Originally published 5 August 2007
For the past few weeks, correspondents to the Irish Times have been furiously debating a recent Vatican document (Responses to Some Questions Regarding Certain Aspects of the Doctrine of Faith) that said Christian denominations other than Roman Catholic are not “proper churches.” Irish Protestants are put out by what they take to be one more example of Catholic arrogance. Catholics point out that the Vatican was only reasserting its age-old belief that the apostolic succession in Rome is an essential part of Christ’s plan for his Church, and that —well, yes — Protestants might get into Heaven after all.
Meanwhile, Pope Benedict’s private secretary Father Georg Ganswein says that the pontiff’s hugely controversial remarks about Islam last year in Regensburg were “prophetic.” As you may recall, the pope quoted a medieval source describing the teachings of Muhammad as “evil and inhuman” — and the Islamic world went wild.
A new fundamentalism is apparently afoot at the Vatican, a shoring up Rome’s claim to be the one true church, presumably stoked by the worrisome inroads that Islam is making into traditionally Christian Europe.
Lately, I have been reading William Dalrymple’s The Last Mughal: The Fall of a Dynasty, Delhi, 1857. On the eve of the famous Indian Mutiny, Bahadur Shah Zafar II, the last of the Great Mughals, presided over a court of tolerance and shabby splendor in the Red Fort of Delhi. Poets and philosophers were in ascendance. Muslims, Hindus, and European Christians lived respectfully side by side. The Sufi-minded theologians of the court believed that God should be worshipped not because he has commanded it, but because he is such a lovable being. Anyone capable of expressing his or her love for God was welcome at Delhi, regardless of religious persuasion, gender, or place in the social order.

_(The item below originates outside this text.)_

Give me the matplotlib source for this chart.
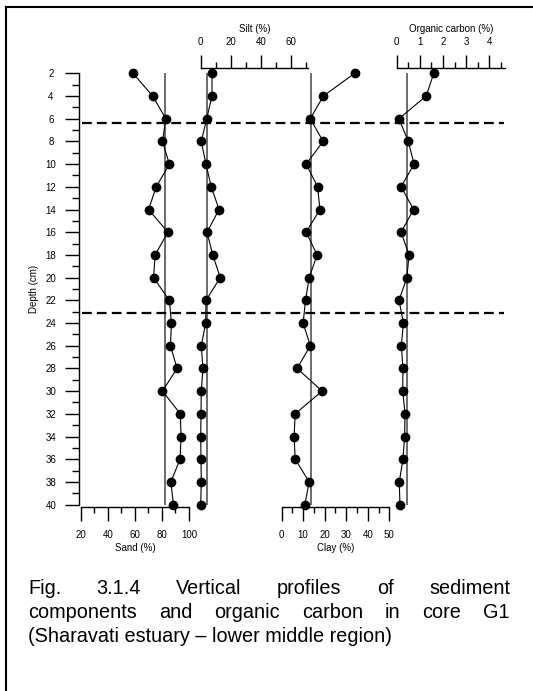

Into this tolerant milieu came Christian fundamentalists from Europe, following upon the triumph of British arms, intent on bringing salvation and civilization to “ignorant heathens.” Soon enough, Hindus and Muslims — Sunnis and Shias — felt their religion and culture to be under assault. The tolerance so carefully cultivated by Zafar fractured. Soon every faction was insisting upon its unique possession of the truth, and a rather nasty multisided upheaval followed.
If the British experience in India in the mid-19th century seems familiar, it only shows how little we have learned in a century-and-a-half. Benedict’s stirring up the pot of religious and cultural divisiveness can only exacerbate an already nasty situation.

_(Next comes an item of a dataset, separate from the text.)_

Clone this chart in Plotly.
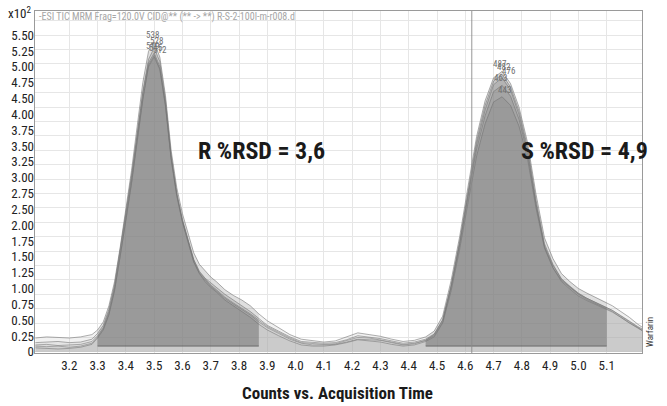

The one human activity that has by and large transcended cultural and religious sectarianism is science. There is no such thing as Christian science, Hindu science, or Muslim science. Scientific research done in China is indistinguishable from that being done in New Delhi, Moscow, Rome, or California. It all gets published in the same journals, all gets peer-reviewed by anonymous readers who might be of any religious or political persuasion.
Some postmodern academics assert that the universality of science is itself a new form of cultural imperialism, an imposition of Western values on other peoples. Does this assertion hold water? I think not.
Science has no armies, no missionaries, no promise of salvation or blissful immortality. If science is universal, it is because nature is universal. The touchstone of scientific truth is not a prophet or holy book, not history or tradition, but quantitative, reproducible experiment. If a researcher in Malaysia repeats an experiment described in the journal Nature, say, she should get the same result; if she doesn’t, you can be sure she will whip a note off to Nature, and other researchers worldwide will confirm or reject the original paper.
Since science is open-ended and subject to revision, it inevitably appeals to open and curious minds of every cultural persuasion. If the scientific way of knowing has been adopted so widely, it is because it has been so manifestly successful as a way of gaining effective control — for good or ill — over the natural world.
It is no surprise that scientists tend to be more skeptical in matters of religion than the average person. Skepticism is a default stance of the scientific way of knowing. And, of course, the more we learn about the world, the more we understand that traditional religious cosmologies stand wanting.
The empirical way of knowing does not necessarily confer wisdom. We will always need our poets and our saints. We will always need artists and writers who see nature whole. We will always need moral teachers who understand that we love the world not because some deity has commanded it, but because the world — which includes, of course, our fellow humans — is lovable.